More than half of parents in the United States engage in monitoring their adult children through digital technology, raising questions about the impact of such surveillance on family dynamics. A new poll conducted by the C.S. Mott Children’s Hospital at the University of Michigan found that while tracking is intended as a safety measure, nearly a quarter of those parents expressed increased anxiety as a result, reports BritPanorama.
The survey revealed that 68% of parents track their adult children to alleviate their worries, while 64% cited emergencies as a primary motivation. However, 17% use the technology to ensure their children are in locations they deem acceptable. This reliance on tracking raises concerns about the potential for enhancing parental anxiety rather than providing reassurance.

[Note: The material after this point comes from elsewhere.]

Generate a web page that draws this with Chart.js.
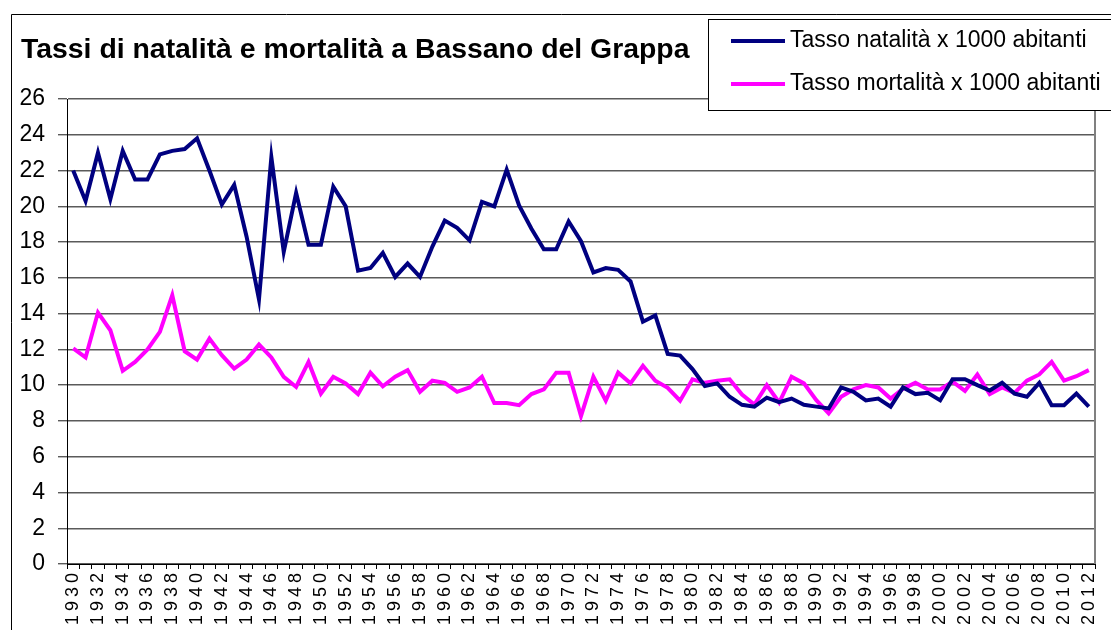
<!DOCTYPE html>
<html>
<head>
<meta charset="utf-8">
<script src="https://cdn.jsdelivr.net/npm/chart.js@4"></script>
<style>
  body { margin: 0; background: #fff; }
</style>
</head>
<body>
<canvas id="rates" width="1111" height="630"></canvas>
<script>
    // years on the x axis (1930-2012)
    const years = [
        '1930','1931','1932','1933','1934','1935','1936','1937','1938','1939',
        '1940','1941','1942','1943','1944','1945','1946','1947','1948','1949',
        '1950','1951','1952','1953','1954','1955','1956','1957','1958','1959',
        '1960','1961','1962','1963','1964','1965','1966','1967','1968','1969',
        '1970','1971','1972','1973','1974','1975','1976','1977','1978','1979',
        '1980','1981','1982','1983','1984','1985','1986','1987','1988','1989',
        '1990','1991','1992','1993','1994','1995','1996','1997','1998','1999',
        '2000','2001','2002','2003','2004','2005','2006','2007','2008','2009',
        '2010','2011','2012'
    ];

    // birth rate per 1000 inhabitants
    const natalita = [
        22.0, 20.3, 23.0, 20.4, 23.1, 21.5, 21.5, 22.9, 23.1, 23.2,
        23.8, 22.0, 20.1, 21.2, 18.3, 14.8, 22.75, 17.45, 20.75, 17.85,
        17.85, 21.1, 20.0, 16.4, 16.55, 17.4, 16.05, 16.8, 16.05, 17.75,
        19.2, 18.8, 18.1, 20.25, 20.0, 22.05, 20.05, 18.75, 17.6, 17.6,
        19.15, 18.05, 16.3, 16.55, 16.45, 15.8, 13.55, 13.9, 11.75, 11.65,
        10.9, 9.95, 10.1, 9.35, 8.9, 8.8, 9.3, 9.05, 9.25, 8.9,
        8.8, 8.7, 9.87, 9.63, 9.15, 9.25, 8.8, 9.87, 9.5, 9.57,
        9.15, 10.33, 10.33, 10.0, 9.7, 10.13, 9.53, 9.35, 10.13, 8.88,
        8.88, 9.53, 8.8
    ];

    // death rate per 1000 inhabitants
    const mortalita = [
        12.05, 11.55, 14.06, 13.07, 10.8, 11.3, 12.0, 12.98, 15.03, 11.9,
        11.43, 12.6, 11.68, 10.93, 11.43, 12.27, 11.55, 10.46, 9.9, 11.3,
        9.53, 10.47, 10.1, 9.5, 10.7, 9.94, 10.47, 10.84, 9.63, 10.25,
        10.13, 9.63, 9.87, 10.47, 9.0, 9.0, 8.88, 9.5, 9.76, 10.7,
        10.7, 8.27, 10.47, 9.13, 10.7, 10.1, 11.08, 10.25, 9.85, 9.13,
        10.33, 10.13, 10.25, 10.33, 9.48, 8.92, 10.0, 9.03, 10.47, 10.1,
        9.16, 8.42, 9.35, 9.76, 10.0, 9.87, 9.25, 9.8, 10.13, 9.76,
        9.76, 10.19, 9.68, 10.6, 9.5, 9.87, 9.57, 10.25, 10.6, 11.3,
        10.25, 10.5, 10.84
    ];

    const titleText = 'Tassi di natalità e mortalità a Bassano del Grappa';
    const seriesNames = ['Tasso natalità x 1000 abitanti', 'Tasso mortalità x 1000 abitanti'];
    const FONT = "'Liberation Sans', Arial, sans-serif";

    // frame, title, legend box and the grey right edge of the plot
    const decor = {
        id: 'decor',
        beforeDraw(chart) {
            const c = chart.ctx;
            // stretch the year labels like the original export
            const xs = chart.scales.x;
            if (!xs._spaced) {
                const orig = xs.drawLabels;
                xs.drawLabels = function (area) {
                    this.ctx.save();
                    this.ctx.letterSpacing = '4px';
                    orig.call(this, area);
                    this.ctx.restore();
                };
                xs._spaced = true;
            }
            c.save();
            c.fillStyle = '#fff';
            c.fillRect(0, 0, chart.width, chart.height);
            c.strokeStyle = '#000';
            c.lineWidth = 1;
            c.beginPath();
            c.moveTo(11.5, chart.height);
            c.lineTo(11.5, 14.5);
            c.lineTo(chart.width, 14.5);
            c.stroke();
            c.restore();
        },
        afterDraw(chart) {
            const c = chart.ctx;
            const a = chart.chartArea;
            c.save();
            c.strokeStyle = '#808080';
            c.lineWidth = 2;
            c.beginPath();
            c.moveTo(a.right, a.top);
            c.lineTo(a.right, a.bottom);
            c.stroke();

            c.fillStyle = '#000';
            c.font = 'bold 28.4px ' + FONT;
            c.textBaseline = 'alphabetic';
            c.fillText(titleText, 21, 58);

            // legend
            c.fillStyle = '#fff';
            c.fillRect(708.5, 19.5, 420, 91);
            c.strokeStyle = '#000';
            c.lineWidth = 1;
            c.strokeRect(708.5, 19.5, 420, 91);
            c.font = '23px ' + FONT;
            c.textBaseline = 'middle';
            const rows = [41, 84];
            chart.data.datasets.forEach((ds, i) => {
                c.strokeStyle = ds.borderColor;
                c.lineWidth = 4;
                c.beginPath();
                c.moveTo(731, rows[i]);
                c.lineTo(785, rows[i]);
                c.stroke();
                c.fillStyle = '#000';
                c.fillText(ds.label, 790, rows[i]);
            });
            c.restore();
        }
    };

    const ctx = document.getElementById('rates').getContext('2d');
    new Chart(ctx, {
        type: 'line',
        data: {
            labels: years,
            datasets: [{
                label: seriesNames[0],
                data: natalita,
                borderColor: '#000080',
                borderWidth: 4,
                pointRadius: 0,
                tension: 0
            }, {
                label: seriesNames[1],
                data: mortalita,
                borderColor: '#ff00ff',
                borderWidth: 4,
                pointRadius: 0,
                tension: 0
            }]
        },
        options: {
            responsive: false,
            animation: false,
            layout: { padding: { left: 12, right: 16, top: 99, bottom: 0 } },
            plugins: {
                legend: { display: false },
                title: { display: false },
                tooltip: { enabled: false }
            },
            scales: {
                x: {
                    offset: true,
                    grid: {
                        offset: true,
                        drawOnChartArea: false,
                        tickLength: 5,
                        tickColor: '#000'
                    },
                    border: { color: '#000', width: 1 },
                    ticks: {
                        autoSkip: false,
                        minRotation: 90,
                        maxRotation: 90,
                        padding: 0,
                        color: '#000',
                        font: { family: FONT, size: 18 },
                        callback: function (value, index) {
                            return index % 2 === 0 ? years[index] : '';
                        }
                    },
                    afterFit: function (scale) { scale.height = 66; }
                },
                y: {
                    min: 0,
                    max: 26,
                    grid: { color: '#5a5a5a', lineWidth: 1.4, tickLength: 9 },
                    border: { color: '#000', width: 1 },
                    ticks: {
                        stepSize: 2,
                        padding: 13,
                        color: '#000',
                        font: { family: FONT, size: 23 }
                    },
                    afterFit: function (scale) { scale.width = 55; }
                }
            }
        },
        plugins: [decor]
    });
</script>
</body>
</html>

Experts highlight the psychological effects of such monitoring. Kara Alaimo, a communication professor at Fairleigh Dickinson University, emphasized that constant surveillance can lead to inaccurate assumptions and unnecessary stress for parents. “This kind of tracking can feed and cause anxiety in parents because when you only have one data point, your brain has to fill in the rest,” she stated. “You have to make assumptions and jump to conclusions, which may or may not be accurate.”
Sarah Clark, co-director of the Mott poll, echoed the sentiment that tracking can hinder the development of independence in young adults. She remarked that without clear communication about boundaries, monitoring could damage parent-child relationships. “I’m not suggesting that all location tracking is bad, but it can easily get into a bad territory when the parent is inserting themselves into the kid’s life,” she said.
Monitoring adult children for perceived safety
Despite parents’ intentions, the poll results reflect a growing concern about the nature of monitoring practices. According to the survey, the two driving motives for tracking adult children are peace of mind and preparedness for emergencies. The poll had responses from over 1,500 parents with children aged 18 to 25.
However, experts warn that relying on technology to ensure safety can create a false sense of security. Clark urged parents not to overestimate their capability to protect their children from a distance. “Just because you’re tracking somebody doesn’t mean you’re understanding the situation and are there to intervene,” she noted.
The implications of monitoring also extend to the concept of autonomy. Alaimo cautioned against helicopter parenting, asserting that it does not foster independent decision-making in young adults. “Teaching young adults how to make responsible decisions themselves would make them far safer,” she said. “Otherwise, once they’ve made a terrible decision, knowing where they are isn’t necessarily going to solve the problem.”
Starting conversations
Although many parents reported that their children were aware of the tracking, only half of the parents indicated that it was optional. Clark highlighted the importance of discussing mandatory location monitoring, particularly during the transition to adulthood. “The lack of conversation really bothers me,” she remarked. “It wasn’t that the kids weren’t aware, but they just didn’t have a role in shaping what this would look like.”
For parents concerned about their children’s safety, creating an environment that encourages open dialogue is crucial. “If what parents want is occasional check-ins from their kids, you can negotiate that without surveilling them,” she advised. “That might be a nice way for your adult kids to say ‘Fine, I’ll text you back.’”
Ultimately, experts assert that fostering trust and communication is vital for maintaining healthy relationships as children enter adulthood. Alaimo concluded, “As adults, they should be making decisions about whether they’re surveilled, but also because it’s teaching our children that this is somehow normal.”
The evolving landscape of parent-child relationships in the digital age continues to prompt reflection on the balance between safety and autonomy.